MacKenzie Scott says her college roommate loaned her $1,000 so she wouldn’t have to drop out—and is now inspiring her to give away billions
After finalizing her divorce from Amazon founder Jeff Bezos in 2019, MacKenzie Scott ended up with a substantial stake in Amazon. She earned these shares through her contributions during the company’s early days, helping with business plans and contracts. Upon their divorce, Scott received roughly a 4% stake in Amazon, which amounted to about 139 million shares at the time.

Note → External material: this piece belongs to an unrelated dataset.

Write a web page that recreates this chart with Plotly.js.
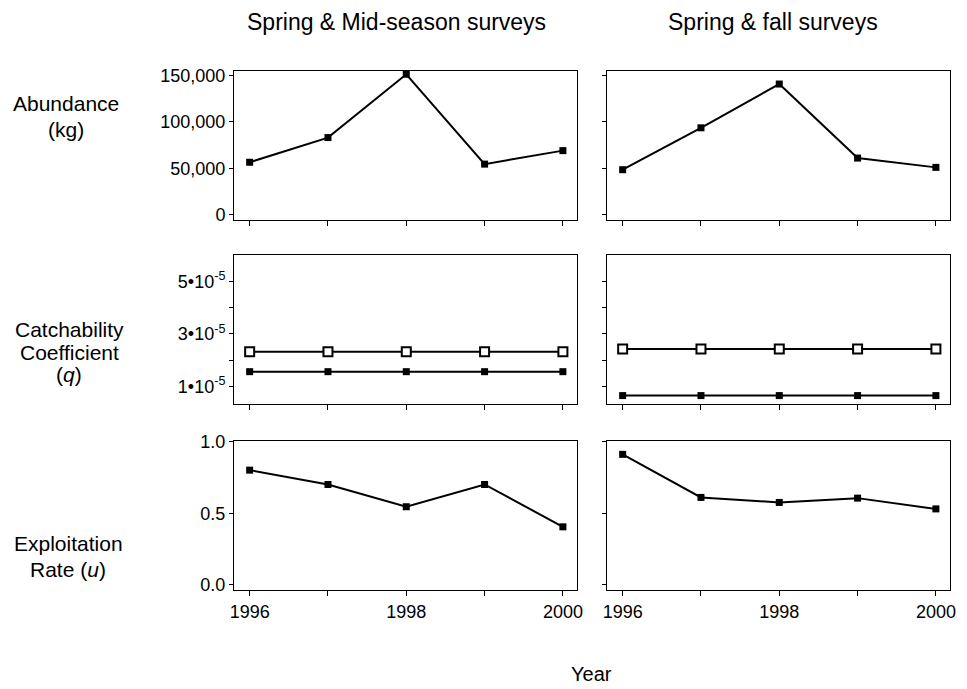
<!DOCTYPE html>
<html>
<head>
<meta charset="utf-8">
<script src="https://cdn.plot.ly/plotly-3.0.1.min.js"></script>
<style>html,body{margin:0;padding:0;background:#fff;}#chart{width:967px;height:689px;}</style>
</head>
<body>
<div id="chart"></div>
<script>
// ---- data ----
const years = [1996, 1997, 1998, 1999, 2000];
const abundanceMid = [56500, 83000, 151000, 54500, 69000];
const abundanceFall = [48500, 93500, 140500, 61000, 51000];
const qMidOpen = [2.32e-5, 2.32e-5, 2.32e-5, 2.32e-5, 2.32e-5];
const qMidFilled = [1.56e-5, 1.56e-5, 1.56e-5, 1.56e-5, 1.56e-5];
const qFallOpen = [2.42e-5, 2.42e-5, 2.42e-5, 2.42e-5, 2.42e-5];
const qFallFilled = [0.65e-5, 0.65e-5, 0.65e-5, 0.65e-5, 0.65e-5];
const uMid = [0.80, 0.70, 0.545, 0.70, 0.405];
const uFall = [0.91, 0.61, 0.575, 0.605, 0.53];

const xTickVals = [1996, 1998, 2000];
const xTickText = ['1996', '1998', '2000'];
const xMinorVals = [1997, 1999];
const abTickVals = [0, 50000, 100000, 150000];
const abTickText = ['0', '50,000', '100,000', '150,000'];
const qTickVals = [1e-5, 3e-5, 5e-5];
const qTickText = ['1•10<sup>-5</sup>', '3•10<sup>-5</sup>', '5•10<sup>-5</sup>'];
const qMinorVals = [2e-5, 4e-5];
const uTickVals = [0, 0.5, 1.0];
const uTickText = ['0.0', '0.5', '1.0'];

const colTitles = ['Spring & Mid-season surveys', 'Spring & fall surveys'];
const rowLabels = [['Abundance', '(kg)'], ['Catchability', 'Coefficient', '(<i>q</i>)'], ['Exploitation', 'Rate (<i>u</i>)']];
const xLabel = 'Year';

// ---- helpers ----
const W = 967, H = 689;
const px = v => v / W;
const py = v => 1 - v / H;

const filledMarker = {symbol: 'square', size: 7, color: '#000'};
const openMarker = {symbol: 'square', size: 9, color: '#fff', line: {color: '#000', width: 2}};
const lineStyle = {color: '#000', width: 2};

function tr(x, y, n, marker) {
  return {x: x, y: y, xaxis: 'x' + (n === 1 ? '' : n), yaxis: 'y' + (n === 1 ? '' : n),
    type: 'scatter', mode: 'lines+markers', line: lineStyle, marker: marker,
    showlegend: false, hoverinfo: 'skip'};
}

const data = [
  tr(years, abundanceMid, 1, filledMarker),
  tr(years, abundanceFall, 2, filledMarker),
  tr(years, qMidFilled, 3, filledMarker),
  tr(years, qMidOpen, 3, openMarker),
  tr(years, qFallFilled, 4, filledMarker),
  tr(years, qFallOpen, 4, openMarker),
  tr(years, uMid, 5, filledMarker),
  tr(years, uFall, 6, filledMarker)
];

const fam = 'Liberation Sans, Arial, sans-serif';
const font = {family: fam, color: '#000'};
const tickFont = {family: fam, size: 18, color: '#000'};

const colDom = [[px(234), px(577)], [px(607), px(950)]];
const rowDom = [[py(220), py(71)], [py(404), py(255)], [py(590), py(441)]];
const yRanges = [[-5500, 154500], [0.33e-5, 6.0e-5], [-0.035, 1.003]];
const yTicks = [[abTickVals, abTickText, []], [qTickVals, qTickText, qMinorVals], [uTickVals, uTickText, []]];

const layout = {
  width: W, height: H,
  margin: {l: 0, r: 0, t: 0, b: 0},
  paper_bgcolor: '#fff', plot_bgcolor: '#fff',
  font: font,
  annotations: []
};

for (let r = 0; r < 3; r++) {
  for (let c = 0; c < 2; c++) {
    const n = r * 2 + c + 1;
    const sfx = n === 1 ? '' : String(n);
    layout['xaxis' + sfx] = {
      domain: colDom[c], range: [1995.8, 2000.18], anchor: 'y' + sfx,
      showline: true, linecolor: '#000', linewidth: 1, mirror: true,
      showgrid: false, zeroline: false,
      ticks: 'outside', ticklen: 5, tickwidth: 1, tickcolor: '#000',
      tickmode: 'array', tickvals: xTickVals, ticktext: xTickText,
      showticklabels: r === 2,
      minor: {tickmode: 'array', tickvals: xMinorVals, ticks: 'outside', ticklen: 5, tickwidth: 1, tickcolor: '#000', showgrid: false},
      tickfont: tickFont, fixedrange: true
    };
    const yax = {
      domain: rowDom[r], range: yRanges[r], anchor: 'x' + sfx,
      showline: true, linecolor: '#000', linewidth: 1, mirror: true,
      showgrid: false, zeroline: false,
      ticks: 'outside', ticklen: 4, tickwidth: 1, tickcolor: '#000',
      tickmode: 'array', tickvals: yTicks[r][0], ticktext: yTicks[r][1],
      showticklabels: c === 0,
      tickfont: tickFont, fixedrange: true
    };
    if (yTicks[r][2].length) {
      yax.minor = {tickmode: 'array', tickvals: yTicks[r][2], ticks: 'outside', ticklen: 4, tickwidth: 1, tickcolor: '#000', showgrid: false};
    }
    layout['yaxis' + sfx] = yax;
  }
}

// column titles
const colCenters = [396, 773];
colTitles.forEach((t, i) => layout.annotations.push({
  text: t, xref: 'paper', yref: 'paper', x: px(colCenters[i]), y: py(22),
  showarrow: false, xanchor: 'center', yanchor: 'middle',
  font: {family: fam, size: 23, color: '#000'}
}));
// row labels (one annotation per line to control spacing)
const rowLineY = [[104, 130], [329, 352, 375], [543, 569]];
const rowX = [66, 69, 68];
rowLabels.forEach((lines, i) => lines.forEach((t, j) => layout.annotations.push({
  text: t, xref: 'paper', yref: 'paper', x: px(rowX[i]), y: py(rowLineY[i][j]),
  showarrow: false, xanchor: 'center', yanchor: 'middle', align: 'center',
  font: {family: fam, size: 21, color: '#000'}
})));
// x label
layout.annotations.push({
  text: xLabel, xref: 'paper', yref: 'paper', x: px(591), y: py(674),
  showarrow: false, xanchor: 'center', yanchor: 'middle',
  font: {family: fam, size: 20, color: '#000'}
});

Plotly.newPlot('chart', data, layout, {displayModeBar: false, staticPlot: true});
</script>
</body>
</html>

Since 2020, Scott has reduced her stake by 42%, selling or donating around 58 million shares. Despite having donated an impressive $19.25 billion through her philanthropic platform, Yield Giving, which she founded in 2022, Scott remains worth more than $35 billion today.
Yield Giving has donated to thousands of organizations, focusing on critical issues including diversity, equity, and inclusion (DEI), education, disaster recovery, and more. This fall alone, Scott has donated well over $400 million to several education- and DEI-focused organizations, many of which received the largest gifts in their histories.

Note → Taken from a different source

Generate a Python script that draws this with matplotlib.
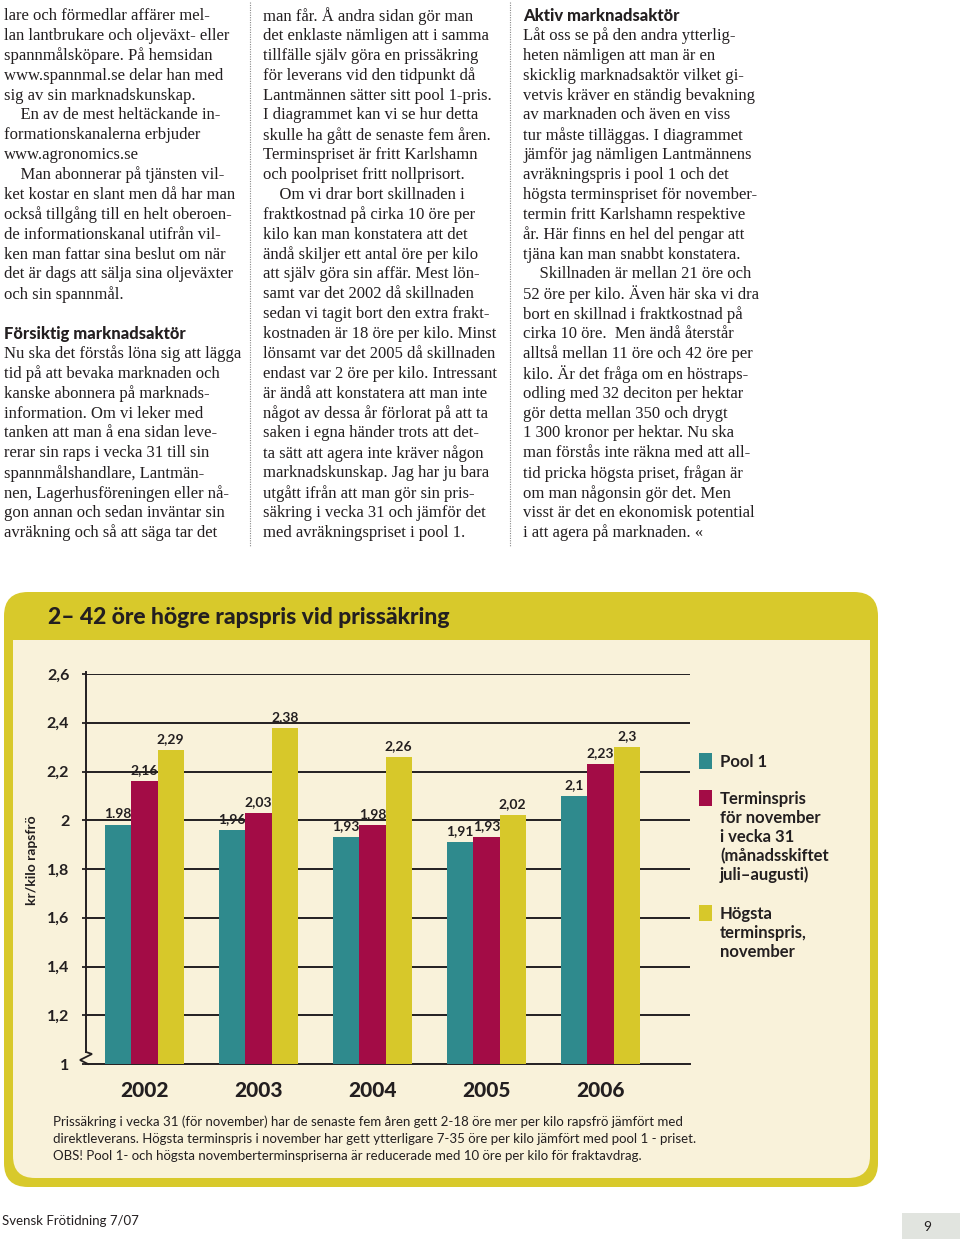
import numpy as np
import matplotlib.pyplot as plt
from matplotlib.patches import FancyBboxPatch, Rectangle

# chart data
years = ['2002', '2003', '2004', '2005', '2006']
pool1 = [1.98, 1.96, 1.93, 1.91, 2.10]
termin_v31 = [2.16, 2.03, 1.98, 1.93, 2.23]
hogsta_nov = [2.29, 2.38, 2.26, 2.02, 2.30]
pool1_lab = ['1.98', '1,96', '1,93', '1,91', '2,1']
termin_lab = ['2,16', '2,03', '1,98', '1,93', '2,23']
hogsta_lab = ['2,29', '2,38', '2,26', '2,02', '2,3']
yticks = [1, 1.2, 1.4, 1.6, 1.8, 2, 2.2, 2.4, 2.6]
ytick_lab = ['1', '1,2', '1,4', '1,6', '1,8', '2', '2,2', '2,4', '2,6']
legend_txt = [['Pool 1'],
              ['Terminspris', 'för november', 'i vecka 31', '(månadsskiftet', 'juli–augusti)'],
              ['Högsta', 'terminspris,', 'november']]
title = '2– 42 öre högre rapspris vid prissäkring'
ylabel = 'kr/kilo rapsfrö'
caption = ['Prissäkring i vecka 31 (för november) har de senaste fem åren gett 2-18 öre mer per kilo rapsfrö jämfört med',
           'direktleverans. Högsta terminspris i november har gett ytterligare 7-35 öre per kilo jämfört med pool 1 - priset.',
           'OBS! Pool 1- och högsta novemberterminspriserna är reducerade med 10 öre per kilo för fraktavdrag.']

# article text, one entry per printed line ('' = blank, '#' = heading)
col1 = ['lare och förmedlar affärer mel-',
        'lan lantbrukare och oljeväxt- eller',
        'spannmålsköpare. På hemsidan',
        'www.spannmal.se delar han med',
        'sig av sin marknadskunskap.',
        '    En av de mest heltäckande in-',
        'formationskanalerna erbjuder',
        'www.agronomics.se',
        '    Man abonnerar på tjänsten vil-',
        'ket kostar en slant men då har man',
        'också tillgång till en helt oberoen-',
        'de informationskanal utifrån vil-',
        'ken man fattar sina beslut om när',
        'det är dags att sälja sina oljeväxter',
        'och sin spannmål.',
        '',
        '#Försiktig marknadsaktör',
        'Nu ska det förstås löna sig att lägga',
        'tid på att bevaka marknaden och',
        'kanske abonnera på marknads-',
        'information. Om vi leker med',
        'tanken att man å ena sidan leve-',
        'rerar sin raps i vecka 31 till sin',
        'spannmålshandlare, Lantmän-',
        'nen, Lagerhusföreningen eller nå-',
        'gon annan och sedan inväntar sin',
        'avräkning och så att säga tar det']
col2 = ['man får. Å andra sidan gör man',
        'det enklaste nämligen att i samma',
        'tillfälle själv göra en prissäkring',
        'för leverans vid den tidpunkt då',
        'Lantmännen sätter sitt pool 1-pris.',
        'I diagrammet kan vi se hur detta',
        'skulle ha gått de senaste fem åren.',
        'Terminspriset är fritt Karlshamn',
        'och poolpriset fritt nollprisort.',
        '    Om vi drar bort skillnaden i',
        'fraktkostnad på cirka 10 öre per',
        'kilo kan man konstatera att det',
        'ändå skiljer ett antal öre per kilo',
        'att själv göra sin affär. Mest lön-',
        'samt var det 2002 då skillnaden',
        'sedan vi tagit bort den extra frakt-',
        'kostnaden är 18 öre per kilo. Minst',
        'lönsamt var det 2005 då skillnaden',
        'endast var 2 öre per kilo. Intressant',
        'är ändå att konstatera att man inte',
        'något av dessa år förlorat på att ta',
        'saken i egna händer trots att det-',
        'ta sätt att agera inte kräver någon',
        'marknadskunskap. Jag har ju bara',
        'utgått ifrån att man gör sin pris-',
        'säkring i vecka 31 och jämför det',
        'med avräkningspriset i pool 1.']
col3 = ['#Aktiv marknadsaktör',
        'Låt oss se på den andra ytterlig-',
        'heten nämligen att man är en',
        'skicklig marknadsaktör vilket gi-',
        'vetvis kräver en ständig bevakning',
        'av marknaden och även en viss',
        'tur måste tilläggas. I diagrammet',
        'jämför jag nämligen Lantmännens',
        'avräkningspris i pool 1 och det',
        'högsta terminspriset för november-',
        'termin fritt Karlshamn respektive',
        'år. Här finns en hel del pengar att',
        'tjäna kan man snabbt konstatera.',
        '    Skillnaden är mellan 21 öre och',
        '52 öre per kilo. Även här ska vi dra',
        'bort en skillnad i fraktkostnad på',
        'cirka 10 öre.  Men ändå återstår',
        'alltså mellan 11 öre och 42 öre per',
        'kilo. Är det fråga om en höstraps-',
        'odling med 32 deciton per hektar',
        'gör detta mellan 350 och drygt',
        '1 300 kronor per hektar. Nu ska',
        'man förstås inte räkna med att all-',
        'tid pricka högsta priset, frågan är',
        'om man någonsin gör det. Men',
        'visst är det en ekonomisk potential',
        'i att agera på marknaden. «']

TEAL = '#2F8A8D'
RED = '#A30C46'
YEL = '#D7C82A'
FRAME = '#D8C92B'
CREAM = '#F9F2DA'
INK = '#231F20'
SANS = ['Lato', 'DejaVu Sans']
SERIF = ['Liberation Serif', 'DejaVu Serif']

W, H = 960, 1239
fig = plt.figure(figsize=(W / 100, H / 100), dpi=100)
bg = fig.add_axes([0, 0, 1, 1])
bg.set_xlim(0, W)
bg.set_ylim(H, 0)
bg.axis('off')

# body text columns
for x0, lines in [(4, col1), (263, col2), (523, col3)]:
    for i, ln in enumerate(lines):
        y = 16 + i * 19.88
        if ln.startswith('#'):
            bg.text(x0, y, ln[1:], family=SANS, weight='black', fontsize=11.9,
                    color=INK, va='center')
        elif ln:
            bg.text(x0, y, ln, family=SERIF, fontsize=12, color=INK, va='center')
for xs in [250, 510]:
    bg.plot([xs, xs], [2, 546], color='#888888', lw=0.8, ls=(0, (1, 1.2)))

# chart frame
bg.add_patch(FancyBboxPatch((4, 592), 874, 595, boxstyle='round,pad=0,rounding_size=24',
                            fc=FRAME, ec='none'))
bg.add_patch(FancyBboxPatch((13, 640), 857, 538, boxstyle='round,pad=0,rounding_size=22',
                            fc=CREAM, ec='none'))
bg.add_patch(Rectangle((13, 640), 857, 60, fc=CREAM, ec='none'))
bg.text(48, 617, title, family=SANS, weight='black', fontsize=16.5, color=INK, va='center')

# axis break mark
bg.plot([86, 92, 80, 88], [1052, 1054, 1060, 1064], color=INK, lw=1.3,
        solid_joinstyle='miter')

ax = fig.add_axes([86 / W, (H - 1064) / H, 604 / W, 390 / H])
ax.set_facecolor('none')
x = np.arange(len(years))
bw = 0.23
for off, vals, labs, col in [(-bw, pool1, pool1_lab, TEAL),
                             (0, termin_v31, termin_lab, RED),
                             (bw, hogsta_nov, hogsta_lab, YEL)]:
    ax.bar(x + off, vals, width=bw, color=col, zorder=3)
    for xi, v, lb in zip(x + off, vals, labs):
        ax.annotate(lb, (xi, v), xytext=(0, 3.5), textcoords='offset points',
                    ha='center', va='bottom', family=SANS, weight='bold',
                    fontsize=10, color=INK)
ax.set_xlim(-0.513, 4.785)
ax.set_ylim(1, 2.6)
ax.set_yticks(yticks)
ax.set_yticklabels(ytick_lab, family=SANS, weight='bold', fontsize=11.5, color=INK)
ax.set_xticks(x)
ax.set_xticklabels(years, family=SANS, weight='black', fontsize=15, color=INK)
ax.tick_params(axis='y', length=3, width=1.3, color=INK, pad=9)
ax.tick_params(axis='x', length=0, pad=12)
for yv in yticks[1:]:
    ax.axhline(yv, color=INK, lw=1.4, zorder=1)
for s in ['top', 'right']:
    ax.spines[s].set_visible(False)
ax.spines['left'].set_bounds(1.048, 2.61)
ax.spines['left'].set_linewidth(1.4)
ax.spines['bottom'].set_linewidth(1.4)
ax.spines['left'].set_color(INK)
ax.spines['bottom'].set_color(INK)
ax.spines['left'].set_clip_on(False)

bg.text(32, 860, ylabel, family=SANS, weight='bold', fontsize=10, color=INK,
        rotation=90, ha='center', va='center')

# legend
for (sq_y, lines), col in zip(zip([753, 790, 905], legend_txt), [TEAL, RED, YEL]):
    bg.add_patch(Rectangle((699, sq_y), 13, 16, fc=col, ec='none'))
    for j, ln in enumerate(lines):
        bg.text(720, sq_y + 9 + j * 19, ln, family=SANS, weight='bold', fontsize=12,
                color=INK, va='center')

for j, ln in enumerate(caption):
    bg.text(53, 1122 + j * 17, ln, family=SANS, fontsize=9.5, color=INK, va='center')

# footer
bg.text(2, 1221, 'Svensk Frötidning 7/07', family=SANS, fontsize=9.5, color=INK, va='center')
bg.add_patch(Rectangle((902, 1213), 58, 26, fc='#E1E4DF', ec='none'))
bg.text(927, 1227, '9', family=SANS, fontsize=10, color=INK, ha='center', va='center')

fig.savefig('out.png', dpi=100)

Scott sees immense value in supporting individuals during their early, formative years. She often reflects on her own experiences, recalling how she had to borrow money from her college roommate during difficult times. In an essay published on October 15 to her Yield Giving site, she wrote:
> “It is these ripple effects that make imagining the power of any of our own acts of kindness impossible. Whose generosity did I think of every time I made every one of the thousands of gifts I’ve been able to give?
> It was the local dentist who offered me free dental work when he saw me securing a broken tooth with denture glue in college. It was the college roommate who found me crying, and acted on her urge to loan me a thousand dollars to keep me from having to drop out in my sophomore year.”
After graduating from Princeton University, Scott went on to become a talented novelist, nurtured under the guidance of none other than Toni Morrison. In 2005, she published her debut novel, *The Testing of Luther Albright*, which won an American Book Award in 2006. Morrison described the book as “a rarity: a sophisticated novel that breaks and swells the heart.”
The $1,000 loan from her college roommate made a profound difference in Scott’s life, inspiring that same roommate to start a company two decades later to help students in similar situations. That roommate, Jeannie Ringo Tarkenton, founded Funding U, which has provided $80 million in low-interest loans to about 8,000 students who needed financial assistance to pay for college, according to Princeton.
Despite the enormous impact she has made, Tarkenton remains humble when asked about how she changed Scott’s life. Their story stands as a powerful reminder of how kindness and generosity can ripple through generations, transforming lives and communities.